[Start Data section]
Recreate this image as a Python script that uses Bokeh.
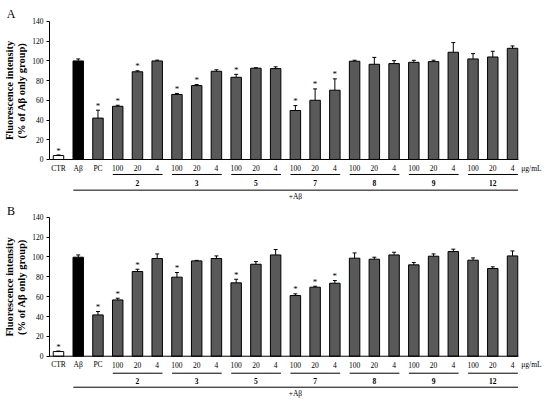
from bokeh.plotting import figure
from bokeh.layouts import column
from bokeh.models import Range1d, FixedTicker, ColumnDataSource
from bokeh.core.properties import value
from bokeh.embed import file_html
from bokeh.resources import INLINE

# ---- data ----
categories = ["CTR", "Aβ", "PC"] + ["100", "20", "4"] * 7
groups = ["2", "3", "5", "7", "8", "9", "12"]
yticks = [0, 20, 40, 60, 80, 100, 120, 140]

a_values = [4, 100, 42, 54, 89, 100, 66, 75, 89.5, 83.4, 92.6, 92.2,
            49.7, 60.1, 70.3, 99.7, 96.6, 97.3, 98.6, 99.3, 108.8, 102, 104, 112.8]
a_errors = [0.6, 2, 8, 1, 1, 0.8, 1, 1, 1.5, 3, 0.5, 1.8,
            5, 11.5, 11.5, 1, 7, 3, 2, 1.4, 9.8, 5.4, 5.8, 2.4]
a_signif = [1, 0, 1, 1, 1, 0, 1, 1, 0, 1, 0, 0, 1, 1, 1, 0, 0, 0, 0, 0, 0, 0, 0, 0]

b_values = [4.7, 99.7, 41.6, 56.7, 85.3, 98.4, 79.6, 96, 98.4, 73.9, 92.6, 102,
            61.1, 69.5, 73.5, 98.7, 97.7, 102, 92, 100.7, 105.4, 96.7, 88.3, 101]
b_errors = [0.5, 2.3, 3.4, 1.7, 2.3, 4.6, 4.7, 0.5, 2.6, 3.6, 2.7, 5.4,
            1.7, 1, 2.7, 5.3, 2, 2.7, 2.3, 2.3, 2.4, 2.3, 1.7, 5]
b_signif = [1, 0, 1, 1, 1, 0, 1, 0, 0, 1, 0, 0, 1, 1, 1, 0, 0, 0, 0, 0, 0, 0, 0, 0]

FONT = "Liberation Serif"
GRAY = "#595959"
YAXIS_POS = -0.456


def make_panel(letter, vals, errs, sig, height, y0, y1, ylet, ylab, yline1, ynum, yline2, yab):
    p = figure(width=550, height=height,
               x_range=Range1d(-2.938, 24.924), y_range=Range1d(y0, y1),
               output_backend="svg", toolbar_location=None,
               x_axis_location=None,
               min_border_left=0, min_border_right=0,
               min_border_top=0, min_border_bottom=0)
    p.outline_line_color = None
    p.grid.visible = False
    p.background_fill_color = "white"

    n = len(vals)
    xs = list(range(n))
    colors = ["white", "black"] + [GRAY] * (n - 2)
    tops = [v + e for v, e in zip(vals, errs)]

    src = ColumnDataSource(dict(x=xs, top=vals, color=colors, etop=tops,
                                cl=[x - 0.1 for x in xs], cr=[x + 0.1 for x in xs]))
    p.vbar(x="x", top="top", bottom=0, width=0.53, fill_color="color",
           line_color="black", line_width=1, source=src)
    p.segment(x0="x", y0="top", x1="x", y1="etop", line_color="black", line_width=1, source=src)
    p.segment(x0="cl", y0="etop", x1="cr", y1="etop", line_color="black", line_width=1, source=src)

    sx = [x for x, s in zip(xs, sig) if s]
    sy = [t + 4.5 for t, s in zip(tops, sig) if s]
    p.text(x=sx, y=sy, text=["*"] * len(sx), text_font=value(FONT), text_color="black",
           text_font_size="9px", text_align="center", text_baseline="middle")

    # baseline
    p.segment(x0=[YAXIS_POS], y0=[0], x1=[n - 1 + 0.3], y1=[0], line_color="black", line_width=1)

    # category labels
    p.text(x=xs, y=[ylab] * n, text=categories, text_font=value(FONT), text_color="black",
           text_font_size="7.5px", text_align="center", text_baseline="middle")
    p.text(x=[n - 0.04], y=[ylab], text=["μg/mL"], text_font=value(FONT), text_color="black",
           text_font_size="7.5px", text_align="center", text_baseline="middle")

    # group lines + numbers
    gx0 = [3 + 3 * i - 0.25 for i in range(len(groups))]
    gx1 = [5 + 3 * i + 0.27 for i in range(len(groups))]
    gc = [4 + 3 * i for i in range(len(groups))]
    p.segment(x0=gx0, y0=[yline1] * len(groups), x1=gx1, y1=[yline1] * len(groups),
              line_color="black", line_width=1)
    p.text(x=gc, y=[ynum] * len(groups), text=groups, text_font=value(FONT), text_color="black",
           text_font_size="7.5px", text_font_style="bold", text_align="center",
           text_baseline="middle")

    # +Aβ line
    p.segment(x0=[1 - 0.25], y0=[yline2], x1=[n - 1 + 0.28], y1=[yline2],
              line_color="black", line_width=1)
    p.text(x=[(1 + n - 1) / 2], y=[yab], text=["+Aβ"], text_font=value(FONT), text_color="black",
           text_font_size="7.5px", text_align="center", text_baseline="middle")

    # panel letter
    p.text(x=[-2.4], y=[ylet], text=[letter], text_font=value(FONT), text_color="black",
           text_font_size="12px", text_align="center", text_baseline="middle")

    # y axis (drawn at a fixed data location so the frame spans the whole figure)
    ax = p.yaxis[0]
    ax.fixed_location = YAXIS_POS
    ax.bounds = (0, 140)
    ax.ticker = FixedTicker(ticks=yticks)
    ax.minor_tick_line_color = None
    ax.major_tick_in = 0
    ax.major_tick_out = 3
    ax.major_label_standoff = 3
    ax.major_label_text_font = FONT
    ax.major_label_text_font_size = "7.5px"
    ax.major_label_text_color = "black"
    ax.axis_line_color = "black"
    ax.axis_label = "Fluorescence intensity\n(% of Aβ only group)"
    ax.axis_label_text_font = FONT
    ax.axis_label_text_font_style = "bold"
    ax.axis_label_text_font_size = "10.5px"
    ax.axis_label_text_line_height = 1.1
    ax.axis_label_text_color = "black"
    ax.axis_label_standoff = 2
    return p


pa = make_panel("A", a_values, a_errors, a_signif, 200, -41.6, 161.3,
                148.0, -9.1, -15.2, -24.3, -31.1, -37.9)
pb = make_panel("B", b_values, b_errors, b_signif, 203, -47.6, 156.8,
                145.9, -8.4, -17.1, -24.5, -31.2, -37.9)

layout = column(pa, pb, spacing=0)
open("out.html", "w").write(file_html(layout, INLINE))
[End Data section]
Do this — Write out the data precisely as given, excluding the pictures.

Task output —
Recreate this image as a Python script that uses Bokeh.
from bokeh.plotting import figure
from bokeh.layouts import column
from bokeh.models import Range1d, FixedTicker, ColumnDataSource
from bokeh.core.properties import value
from bokeh.embed import file_html
from bokeh.resources import INLINE

# ---- data ----
categories = ["CTR", "Aβ", "PC"] + ["100", "20", "4"] * 7
groups = ["2", "3", "5", "7", "8", "9", "12"]
yticks = [0, 20, 40, 60, 80, 100, 120, 140]

a_values = [4, 100, 42, 54, 89, 100, 66, 75, 89.5, 83.4, 92.6, 92.2,
            49.7, 60.1, 70.3, 99.7, 96.6, 97.3, 98.6, 99.3, 108.8, 102, 104, 112.8]
a_errors = [0.6, 2, 8, 1, 1, 0.8, 1, 1, 1.5, 3, 0.5, 1.8,
            5, 11.5, 11.5, 1, 7, 3, 2, 1.4, 9.8, 5.4, 5.8, 2.4]
a_signif = [1, 0, 1, 1, 1, 0, 1, 1, 0, 1, 0, 0, 1, 1, 1, 0, 0, 0, 0, 0, 0, 0, 0, 0]

b_values = [4.7, 99.7, 41.6, 56.7, 85.3, 98.4, 79.6, 96, 98.4, 73.9, 92.6, 102,
            61.1, 69.5, 73.5, 98.7, 97.7, 102, 92, 100.7, 105.4, 96.7, 88.3, 101]
b_errors = [0.5, 2.3, 3.4, 1.7, 2.3, 4.6, 4.7, 0.5, 2.6, 3.6, 2.7, 5.4,
            1.7, 1, 2.7, 5.3, 2, 2.7, 2.3, 2.3, 2.4, 2.3, 1.7, 5]
b_signif = [1, 0, 1, 1, 1, 0, 1, 0, 0, 1, 0, 0, 1, 1, 1, 0, 0, 0, 0, 0, 0, 0, 0, 0]

FONT = "Liberation Serif"
GRAY = "#595959"
YAXIS_POS = -0.456


def make_panel(letter, vals, errs, sig, height, y0, y1, ylet, ylab, yline1, ynum, yline2, yab):
    p = figure(width=550, height=height,
               x_range=Range1d(-2.938, 24.924), y_range=Range1d(y0, y1),
               output_backend="svg", toolbar_location=None,
               x_axis_location=None,
               min_border_left=0, min_border_right=0,
               min_border_top=0, min_border_bottom=0)
    p.outline_line_color = None
    p.grid.visible = False
    p.background_fill_color = "white"

    n = len(vals)
    xs = list(range(n))
    colors = ["white", "black"] + [GRAY] * (n - 2)
    tops = [v + e for v, e in zip(vals, errs)]

    src = ColumnDataSource(dict(x=xs, top=vals, color=colors, etop=tops,
                                cl=[x - 0.1 for x in xs], cr=[x + 0.1 for x in xs]))
    p.vbar(x="x", top="top", bottom=0, width=0.53, fill_color="color",
           line_color="black", line_width=1, source=src)
    p.segment(x0="x", y0="top", x1="x", y1="etop", line_color="black", line_width=1, source=src)
    p.segment(x0="cl", y0="etop", x1="cr", y1="etop", line_color="black", line_width=1, source=src)

    sx = [x for x, s in zip(xs, sig) if s]
    sy = [t + 4.5 for t, s in zip(tops, sig) if s]
    p.text(x=sx, y=sy, text=["*"] * len(sx), text_font=value(FONT), text_color="black",
           text_font_size="9px", text_align="center", text_baseline="middle")

    # baseline
    p.segment(x0=[YAXIS_POS], y0=[0], x1=[n - 1 + 0.3], y1=[0], line_color="black", line_width=1)

    # category labels
    p.text(x=xs, y=[ylab] * n, text=categories, text_font=value(FONT), text_color="black",
           text_font_size="7.5px", text_align="center", text_baseline="middle")
    p.text(x=[n - 0.04], y=[ylab], text=["μg/mL"], text_font=value(FONT), text_color="black",
           text_font_size="7.5px", text_align="center", text_baseline="middle")

    # group lines + numbers
    gx0 = [3 + 3 * i - 0.25 for i in range(len(groups))]
    gx1 = [5 + 3 * i + 0.27 for i in range(len(groups))]
    gc = [4 + 3 * i for i in range(len(groups))]
    p.segment(x0=gx0, y0=[yline1] * len(groups), x1=gx1, y1=[yline1] * len(groups),
              line_color="black", line_width=1)
    p.text(x=gc, y=[ynum] * len(groups), text=groups, text_font=value(FONT), text_color="black",
           text_font_size="7.5px", text_font_style="bold", text_align="center",
           text_baseline="middle")

    # +Aβ line
    p.segment(x0=[1 - 0.25], y0=[yline2], x1=[n - 1 + 0.28], y1=[yline2],
              line_color="black", line_width=1)
    p.text(x=[(1 + n - 1) / 2], y=[yab], text=["+Aβ"], text_font=value(FONT), text_color="black",
           text_font_size="7.5px", text_align="center", text_baseline="middle")

    # panel letter
    p.text(x=[-2.4], y=[ylet], text=[letter], text_font=value(FONT), text_color="black",
           text_font_size="12px", text_align="center", text_baseline="middle")

    # y axis (drawn at a fixed data location so the frame spans the whole figure)
    ax = p.yaxis[0]
    ax.fixed_location = YAXIS_POS
    ax.bounds = (0, 140)
    ax.ticker = FixedTicker(ticks=yticks)
    ax.minor_tick_line_color = None
    ax.major_tick_in = 0
    ax.major_tick_out = 3
    ax.major_label_standoff = 3
    ax.major_label_text_font = FONT
    ax.major_label_text_font_size = "7.5px"
    ax.major_label_text_color = "black"
    ax.axis_line_color = "black"
    ax.axis_label = "Fluorescence intensity\n(% of Aβ only group)"
    ax.axis_label_text_font = FONT
    ax.axis_label_text_font_style = "bold"
    ax.axis_label_text_font_size = "10.5px"
    ax.axis_label_text_line_height = 1.1
    ax.axis_label_text_color = "black"
    ax.axis_label_standoff = 2
    return p


pa = make_panel("A", a_values, a_errors, a_signif, 200, -41.6, 161.3,
                148.0, -9.1, -15.2, -24.3, -31.1, -37.9)
pb = make_panel("B", b_values, b_errors, b_signif, 203, -47.6, 156.8,
                145.9, -8.4, -17.1, -24.5, -31.2, -37.9)

layout = column(pa, pb, spacing=0)
open("out.html", "w").write(file_html(layout, INLINE))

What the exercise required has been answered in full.